Lecture 7: Variable relationships

Goals:
  • Become comfortable with development in R.
  • Understand how to use vectorized operations to solve problems.
  • Start to look at relationships between variables.

Outline:
  1. Introduce documentation facilities in R (using spin and knitr).
  2. Look at data frames, factors, and logical indexing for operations.
  3. Start to look at relationships between variables and modeling
Resources:
Elementary statistics with R:  http://www.r-tutor.com/elementary-statistics
Summary of R statistics functions covered in classR statistics

Knitr home page: http://yihui.name/knitr/
Creating Notebooks from R Scripts: http://www.rstudio.com/ide/docs/authoring/markdown_notebooks


Some R preliminaries:
  • Install knitr for document layout
install.packages('knitr', dependencies = TRUE)
  • Use knitr
library('knitr')

Once you do this you should see a Knit html button at the top of your script window. This allows you to produce nicely documented html and pdfs.

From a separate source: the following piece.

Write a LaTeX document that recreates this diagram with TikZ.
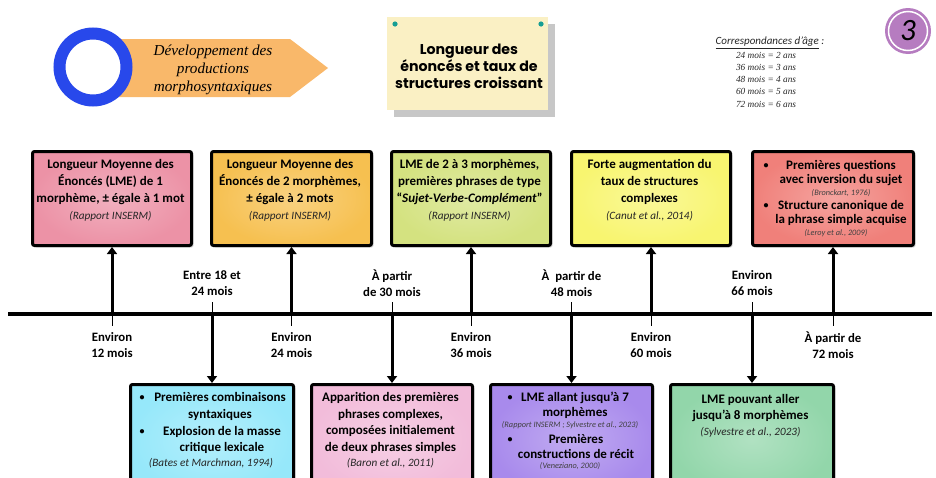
\documentclass[tikz,border=0pt]{standalone}
\usepackage{fontspec}
\setmainfont{Carlito}
\newfontfamily\serifit{Liberation Serif}
\newfontfamily\popf{Poppins}
\usetikzlibrary{arrows.meta,shadows}
\definecolor{cPink}{RGB}{236,146,166}
\definecolor{cOrange}{RGB}{246,192,80}
\definecolor{cLime}{RGB}{212,226,128}
\definecolor{cYellow}{RGB}{248,245,112}
\definecolor{cSalmon}{RGB}{240,128,122}
\definecolor{cCyan}{RGB}{150,232,250}
\definecolor{cRose}{RGB}{242,188,218}
\definecolor{cPurple}{RGB}{168,138,236}
\definecolor{cGreen}{RGB}{146,214,170}
\definecolor{cArrow}{RGB}{249,184,106}
\definecolor{cBlue}{RGB}{40,72,235}
\definecolor{cNote}{RGB}{250,240,196}
\definecolor{cTeal}{RGB}{22,158,148}
\definecolor{cMauve}{RGB}{182,124,192}
\begin{document}
\begin{tikzpicture}[x=1pt,y=-1pt,
 tbox/.style={draw=black, line width=3pt, rounded corners=2pt, anchor=north west, inner sep=0pt,
   inner color=#1!72!white, outer color=#1,
   drop shadow={shadow xshift=2pt, shadow yshift=-2pt, opacity=0.3}},
 bt/.style={font=\bfseries\fontsize{13}{16.8}\selectfont, align=center, inner sep=0pt},
 btt/.style={font=\bfseries\fontsize{13}{14.8}\selectfont, align=center, inner sep=0pt},
 ct/.style={font=\itshape\fontsize{11.2}{12}\selectfont, inner sep=0pt, text=black!85},
 cs/.style={font=\itshape\fontsize{8.3}{9}\selectfont, inner sep=0pt, text=black!75},
 bul/.style={font=\bfseries\fontsize{10}{12}\selectfont, inner sep=0pt},
 arr/.style={line width=3pt, -{Triangle[width=10pt,length=7pt]}},
 tickl/.style={line width=0.8pt},
 tl/.style={font=\bfseries\fontsize{12.8}{16}\selectfont, align=center, inner sep=0pt}
]
\useasboundingbox (0,0) rectangle (936,477);
\clip (0,0) rectangle (936,477);

% ---------- header ----------
\fill[cArrow] (115,39) -- (290,39) -- (328,68) -- (290,97) -- (115,97) -- cycle;
\draw[cBlue, line width=12pt, fill=white] (93,67) circle (33.5pt);
\node[font=\serifit\itshape\fontsize{15.2}{17.8}\selectfont, align=center, inner sep=0pt] (htxt) at (213,70)
  {Développement des\\productions\\morphosyntaxiques};

\fill[black!40, opacity=.55] (394,24) rectangle (555,117);
\node[fill=cNote, anchor=north west, minimum width=161pt, minimum height=93pt, inner sep=0pt] (note) at (387,17) {};
\fill[cTeal] (395,24) circle (2.6pt);
\fill[cTeal] (541,24) circle (2.6pt);
\node[font=\popf\bfseries\fontsize{14.2}{17}\selectfont, align=center, inner sep=0pt] (ntxt) at (469,66)
  {Longueur des\\énoncés et taux de\\structures croissant};

\node[font=\itshape\fontsize{11}{12}\selectfont, inner sep=0pt, text=black!85] (corr) at (770,43)
  {\underline{Correspondances d'âge} :};
\node[font=\serifit\itshape\fontsize{9.3}{12.2}\selectfont, align=center, inner sep=0pt, anchor=north, text=black!85] (ages) at (766,52)
  {24 mois = 2 ans\\36 mois = 3 ans\\48 mois = 4 ans\\60 mois = 5 ans\\72 mois = 6 ans};

\node[circle, fill=cMauve, minimum size=46pt, inner sep=0pt] (num) at (908,31) {};
\draw[white, line width=1.5pt] (num.center) circle (19.5pt);
\node[font=\itshape\fontsize{31}{32}\selectfont, inner sep=0pt] (numt) at (908,31) {3};

% ---------- top boxes ----------
\node[tbox=cPink,   minimum width=159pt, minimum height=94pt] (b1) at (31,150) {};
\node[tbox=cOrange, minimum width=160pt, minimum height=94pt] (b2) at (210,150) {};
\node[tbox=cLime,   minimum width=159pt, minimum height=94pt] (b3) at (390,150) {};
\node[tbox=cYellow, minimum width=159pt, minimum height=94pt] (b4) at (570,150) {};
\node[tbox=cSalmon, minimum width=161pt, minimum height=94pt] (b5) at (751,150) {};

\node[bt] (b1t) at (110.5,182) {Longueur Moyenne des\\Énoncés (LME) de 1\\morphème, ± égale à 1 mot};
\node[ct] (b1c) at (110.5,216) {(Rapport INSERM)};
\node[bt] (b2t) at (290,182) {Longueur Moyenne des\\Énoncés de 2 morphèmes,\\± égale à 2 mots};
\node[ct] (b2c) at (290,216) {(Rapport INSERM)};
\node[bt] (b3t) at (469.5,182) {LME de 2 à 3 morphèmes,\\premières phrases de type\\“\textit{Sujet-Verbe-Complément}”};
\node[ct] (b3c) at (469.5,216) {(Rapport INSERM)};
\node[bt] (b4t) at (649.5,182) {Forte augmentation du\\taux de structures\\complexes};
\node[ct] (b4c) at (649.5,216) {(Canut et al., 2014)};

\node[bul] (b5b1) at (766,166) {•};
\node[btt] (b5t1) at (841,173) {Premières questions\\avec inversion du sujet};
\node[cs] (b5c1) at (841,193) {(Bronckart, 1976)};
\node[bul] (b5b2) at (766,206) {•};
\node[btt] (b5t2) at (841,213) {Structure canonique de\\la phrase simple acquise};
\node[cs] (b5c2) at (836,233) {(Leroy et al., 2009)};

% ---------- bottom boxes ----------
\node[tbox=cCyan,   minimum width=163pt, minimum height=110pt] (bA) at (129,383) {};
\node[tbox=cRose,   minimum width=161pt, minimum height=110pt] (bB) at (310,383) {};
\node[tbox=cPurple, minimum width=162pt, minimum height=110pt] (bC) at (489,383) {};
\node[tbox=cGreen,  minimum width=163pt, minimum height=110pt] (bD) at (669,383) {};

\node[bul] (bAb1) at (142,398) {•};
\node[bt] (bAt1) at (220,406.5) {Premières combinaisons\\syntaxiques};
\node[bul] (bAb2) at (142,432) {•};
\node[bt] (bAt2) at (222,440) {Explosion de la masse\\critique lexicale};
\node[ct] (bAc) at (211,463) {(Bates et Marchman, 1994)};

\node[bt] (bBt) at (390.5,423) {Apparition des premières\\phrases complexes,\\composées initialement\\de deux phrases simples};
\node[ct] (bBc) at (390.5,463) {(Baron et al., 2011)};

\node[bul] (bCb1) at (510,398) {•};
\node[btt] (bCt1) at (575,405.5) {LME allant jusqu’à 7\\morphèmes};
\node[cs] (bCc1) at (570,425) {(Rapport INSERM ; Sylvestre et al., 2023)};
\node[bul] (bCb2) at (510,440) {•};
\node[btt] (bCt2) at (576,446.5) {Premières\\constructions de récit};
\node[cs] (bCc2) at (570,466) {(Veneziano, 2000)};

\node[bt] (bDt) at (750.5,408) {LME pouvant aller\\jusqu’à 8 morphèmes};
\node[ct] (bDc) at (750.5,432) {(Sylvestre et al., 2023)};

% ---------- timeline ----------
\coordinate (tL) at (8,314);
\coordinate (tR) at (932,314);
\draw[line width=4pt] (tL) -- (tR);

\coordinate (u1) at (b1.center |- tL);
\coordinate (u2) at (b2.center |- tL);
\coordinate (u3) at (b3.center |- tL);
\coordinate (u4) at (b4.center |- tL);
\coordinate (u5) at (b5.center |- tL);
\coordinate (d1) at (bA.center |- tL);
\coordinate (d2) at (bB.center |- tL);
\coordinate (d3) at (bC.center |- tL);
\coordinate (d4) at (bD.center |- tL);

\draw[arr] (u1) -- (b1.south);
\draw[arr] (u2) -- (b2.south);
\draw[arr] (u3) -- (b3.south);
\draw[arr] (u4) -- (b4.south);
\draw[arr] (u5) -- (b5.south);
\draw[arr] (d1) -- (bA.north);
\draw[arr] (d2) -- (bB.north);
\draw[arr] (d3) -- (bC.north);
\draw[arr] (d4) -- (bD.north);

\foreach \p in {u1,u2,u3,u4,u5} \draw[tickl] (\p) -- ++(0,12);
\foreach \p in {d1,d2,d3,d4} \draw[tickl] (\p) -- ++(0,-12);

\node[tl] (l1) at (u1 |- 0,345.5) {Environ\\12 mois};
\node[tl] (l2) at (u2 |- 0,345.5) {Environ\\24 mois};
\node[tl] (l3) at (u3 |- 0,345.5) {Environ\\36 mois};
\node[tl] (l4) at (u4 |- 0,345.5) {Environ\\60 mois};
\node[tl] (l5) at (u5 |- 0,345.5) {À partir de\\72 mois};
\node[tl] (m1) at (d1 |- 0,283.5) {Entre 18 et\\24 mois};
\node[tl] (m2) at (d2 |- 0,283.5) {À partir\\de 30 mois};
\node[tl] (m3) at (d3 |- 0,283.5) {À\ \ partir de\\48 mois};
\node[tl] (m4) at (d4 |- 0,283.5) {Environ\\66 mois};
\end{tikzpicture}
\end{document}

  • Install ggplot2 for better graphics
install.packages('ggplot2', dependencies=TRUE)

  • You should set your R Studio so that the package viewer is visible. That way you can see what is currently installed.

Example 1:  Turn your script into an html file by first creating a markdown version using spin.  Then knit the markdown to create html. Suppose the
script in the current directory is called  lab1.R. Just type:

spin('lab1.R')

This creates a markdown script Rmd.  Then you knit the markdown script to produce an html file. (Relevant markup for the R script includes:
  • commentary:  #'
  • chunk control: #+
  • inline code:  {{ }}

NOTE: For a direct translation with no markdown translation you can select Compile Notebook from the File menu of RStudio when you are editing a .R script.

Example 2:  Look at the Rmd script from Lecture 6.

Using factors and vector logic:

Example 3: A data frame with factor data:  data(Loblolly)
  • Look at the data in the View
  • Read the help for the data
  • Examine the data attributes
Example 4: Pick out the entries of Loblolly corresponding to Seed type 305 and plot.

Example 5: Pick out the entries of Loblolly which have a tree age of at least 10.

Example 6: The example for Loblolly uses the plot.formula form of plotting with subsetting




Relationships between variables:

Vector variables x and y are linearly related if  yi = m * xi + b    (When plotted against each other as ordered pairs the points fall on a line.)

Covariance measures how linearly related two variables are:  cov(x, y)

Correlation is a normalized measure of how linearly related variables are: cor(x, y).  The values of correlation are between -1 and 1. A value of zero indicates no relationship.